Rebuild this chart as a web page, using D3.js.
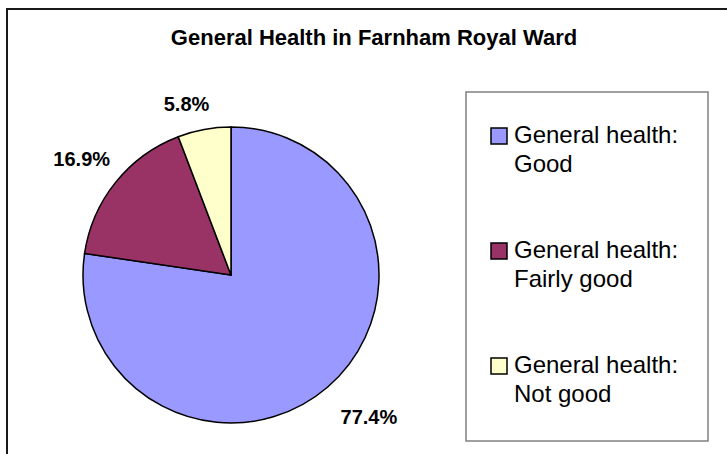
<!DOCTYPE html>
<html>
<head>
<meta charset="utf-8">
<script src="https://cdn.jsdelivr.net/npm/d3@7"></script>
<style>
  body { margin: 0; background: #fff; }
  svg { display: block; font-family: "Liberation Sans", Arial, sans-serif; }
</style>
</head>
<body>
<svg id="chart" width="727" height="454"></svg>
<script>
// chart data
var categories = ["General health: Good", "General health: Fairly good", "General health: Not good"];
var legendLines = [["General health:", "Good"], ["General health:", "Fairly good"], ["General health:", "Not good"]];
var values = [77.4, 16.9, 5.8];
var colours = ["#9999ff", "#993366", "#ffffcc"];
var title = "General Health in Farnham Royal Ward";

// where each percentage label sits (Excel best-fit placement)
var labelRadius = [188, 185, 174];
var labelShiftX = [15, -5, -13];

var svg = d3.select("#chart");

// outer chart frame (runs off the right and bottom edge)
svg.append("rect")
   .attr("x", 7).attr("y", 9)
   .attr("width", 760).attr("height", 480)
   .attr("fill", "#fff")
   .attr("stroke", "#1a1a1a")
   .attr("stroke-width", 2);

svg.append("text")
   .attr("x", 374).attr("y", 45)
   .attr("text-anchor", "middle")
   .style("font-size", "22px")
   .style("font-weight", "bold")
   .text(title);

var cx = 231, cy = 275, r = 148;

var pie = d3.pie().sort(null).value(function(d) { return d; });
var arc = d3.arc().innerRadius(0).outerRadius(r);
var color = d3.scaleOrdinal().domain(categories).range(colours);

var g = svg.append("g").attr("transform", "translate(" + cx + "," + cy + ")");
var arcs = pie(values);

g.selectAll("path")
 .data(arcs)
 .enter()
 .append("path")
 .attr("d", arc)
 .attr("fill", function(d, i) { return color(categories[i]); })
 .attr("stroke", "#000")
 .attr("stroke-width", 1.5);

g.selectAll("text.pct")
 .data(arcs)
 .enter()
 .append("text")
 .attr("class", "pct")
 .attr("transform", function(d, i) {
   var p = d3.arc().innerRadius(labelRadius[i]).outerRadius(labelRadius[i]).centroid(d);
   return "translate(" + (p[0] + labelShiftX[i]) + "," + p[1] + ")";
 })
 .attr("text-anchor", "middle")
 .attr("dy", "0.36em")
 .style("font-size", "20px")
 .style("font-weight", "bold")
 .text(function(d) { return d.data.toFixed(1) + "%"; });

// legend
var lx = 466, ly = 92, lw = 242, lh = 349;
svg.append("rect")
   .attr("x", lx).attr("y", ly)
   .attr("width", lw).attr("height", lh)
   .attr("fill", "#fff")
   .attr("stroke", "#808080")
   .attr("stroke-width", 1.5);

var rowY = d3.scalePoint().domain(categories).range([143, 373]);

var item = svg.selectAll("g.legend")
  .data(categories)
  .enter()
  .append("g")
  .attr("class", "legend")
  .attr("transform", function(d) { return "translate(" + (lx + 25) + "," + rowY(d) + ")"; });

item.append("rect")
    .attr("x", 0).attr("y", -15)
    .attr("width", 16).attr("height", 16)
    .attr("fill", function(d) { return color(d); })
    .attr("stroke", "#000")
    .attr("stroke-width", 1.5);

item.append("text")
    .style("font-size", "24px")
    .selectAll("tspan")
    .data(function(d, i) { return legendLines[i]; })
    .enter()
    .append("tspan")
    .attr("x", 23)
    .attr("dy", function(d, i) { return i === 0 ? 0 : 29; })
    .text(function(d) { return d; });
</script>
</body>
</html>
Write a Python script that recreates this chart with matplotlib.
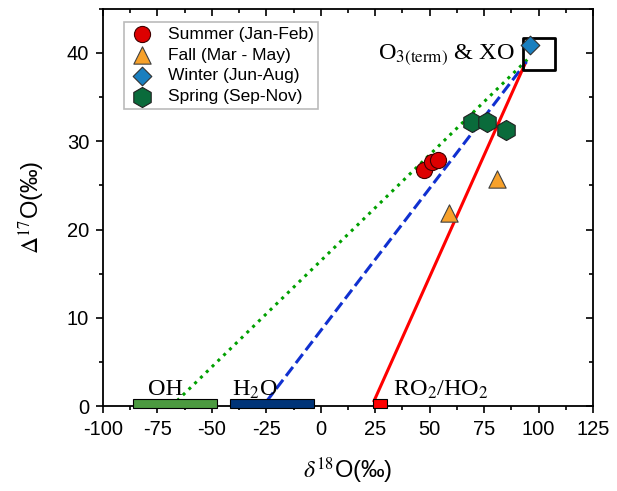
import matplotlib
matplotlib.use('Agg')
import matplotlib.pyplot as plt
from matplotlib.patches import Rectangle
from matplotlib.ticker import MultipleLocator

plt.rcParams['font.family'] = ['Liberation Sans', 'DejaVu Sans']
plt.rcParams['mathtext.fontset'] = 'stix'
plt.rcParams['axes.unicode_minus'] = False

# seasonal data (d18O, D17O)
summer_x = [47.4, 51.1, 53.8]
summer_y = [26.7, 27.6, 27.9]
fall_x = [58.9, 80.9]
fall_y = [21.9, 25.7]
winter_x = [96.0]
winter_y = [40.9]
spring_x = [69.4, 76.3, 85.0]
spring_y = [32.2, 32.2, 31.3]

# source end members: (x0, x1)
oh_range = [-86.2, -47.7]
h2o_range = [-41.7, -3.1]
ro2_range = [24.0, 30.4]

# mixing lines from each source to O3(term)
oh_line_x, oh_line_y = [-66, 95.5], [0.6, 39.4]
h2o_line_x, h2o_line_y = [-25, 94.5], [0.5, 39.0]
ro2_line_x, ro2_line_y = [24.5, 93.5], [0.6, 38.6]

o3_x, o3_y = 100.2, 39.9

fig = plt.figure(figsize=(6.17, 4.91), dpi=100)
ax = fig.add_axes([0.167, 0.173, 0.794, 0.809])

ax.plot(oh_line_x, oh_line_y, ':', color='#00a000', lw=2.2, zorder=2)
ax.plot(h2o_line_x, h2o_line_y, '--', color='#1030d0', lw=2.2, zorder=2)
ax.plot(ro2_line_x, ro2_line_y, '-', color='#ff0000', lw=2.2, zorder=2)

# end-member bars
for (x0, x1), c in [(oh_range, '#4c9a40'), (h2o_range, '#003478'), (ro2_range, '#ff0000')]:
    ax.add_patch(Rectangle((x0, -0.2), x1 - x0, 1.0, facecolor=c, edgecolor='black',
                           lw=0.8, clip_on=False, zorder=3))

# O3(term) box
ax.scatter([o3_x], [o3_y], marker='s', s=520, facecolor='none', edgecolor='black',
           linewidths=2, zorder=3)

ax.scatter(summer_x, summer_y, marker='o', s=135, color='#dd0000', edgecolor='#400000',
           linewidths=0.8, zorder=4, label='Summer (Jan-Feb)')
ax.scatter(fall_x, fall_y, marker='^', s=155, color='#f7a12a', edgecolor='#404040',
           linewidths=0.8, zorder=4, label='Fall (Mar - May)')
ax.scatter(winter_x, winter_y, marker='D', s=90, color='#1a7fbf', edgecolor='#303030',
           linewidths=0.8, zorder=4, label='Winter (Jun-Aug)')
ax.scatter(spring_x, spring_y, marker='h', s=210, color='#0a6b3b', edgecolor='#202020',
           linewidths=0.8, zorder=4, label='Spring (Sep-Nov)')

ax.text(-71.5, 1.2, 'OH', family='Liberation Serif', fontsize=17.5, ha='center', va='baseline')
ax.text(-41, 1.2, 'H$_2$O', family='Liberation Serif', fontsize=17.5, ha='left', va='baseline')
ax.text(33, 1.2, 'RO$_2$/HO$_2$', family='Liberation Serif', fontsize=17.5, ha='left', va='baseline')
ax.text(89, 39.8, 'O$_{3(\\mathrm{term})}$ & XO', family='Liberation Serif', fontsize=17.5,
        ha='right', va='center')

ax.set_xlim(-100, 125)
ax.set_ylim(0, 45)
ax.xaxis.set_major_locator(MultipleLocator(25))
ax.xaxis.set_minor_locator(MultipleLocator(12.5))
ax.yaxis.set_major_locator(MultipleLocator(10))
ax.yaxis.set_minor_locator(MultipleLocator(5))
ax.tick_params(which='both', direction='out', top=True, right=True, labelsize=14.5, width=1.2)
ax.tick_params(which='major', length=5, pad=5)
ax.tick_params(which='minor', length=3)
# Origin-style: top and right ticks point inward
for t in ax.xaxis.get_major_ticks() + ax.xaxis.get_minor_ticks():
    t.tick2line.set_marker(3)
for t in ax.yaxis.get_major_ticks() + ax.yaxis.get_minor_ticks():
    t.tick2line.set_marker(0)
for s in ax.spines.values():
    s.set_linewidth(1.3)

ax.set_xlabel('$\\delta^{18}$O(‰)', fontsize=17, labelpad=12)
ax.set_ylabel('$\\Delta^{17}$O(‰)', fontsize=17, labelpad=14)

leg = ax.legend(loc='upper left', bbox_to_anchor=(0.035, 0.975), fontsize=12.5, frameon=True,
                fancybox=False, edgecolor='#aaaaaa', handletextpad=0.7, borderpad=0.25,
                labelspacing=0.33, handlelength=1.6, borderaxespad=0.2)
leg.get_frame().set_linewidth(1.2)

fig.savefig('out.png', dpi=100)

|---|

## Task details:
Nothing but the lines from the one with "Write a Python" down to the one with "plt.rcParams['axes.unicode_minus'] = False" should be printed, both of them included. Leave out the pictures.

## Reply to the task:
Write a Python script that recreates this chart with matplotlib.
import matplotlib
matplotlib.use('Agg')
import matplotlib.pyplot as plt
from matplotlib.patches import Rectangle
from matplotlib.ticker import MultipleLocator

plt.rcParams['font.family'] = ['Liberation Sans', 'DejaVu Sans']
plt.rcParams['mathtext.fontset'] = 'stix'
plt.rcParams['axes.unicode_minus'] = False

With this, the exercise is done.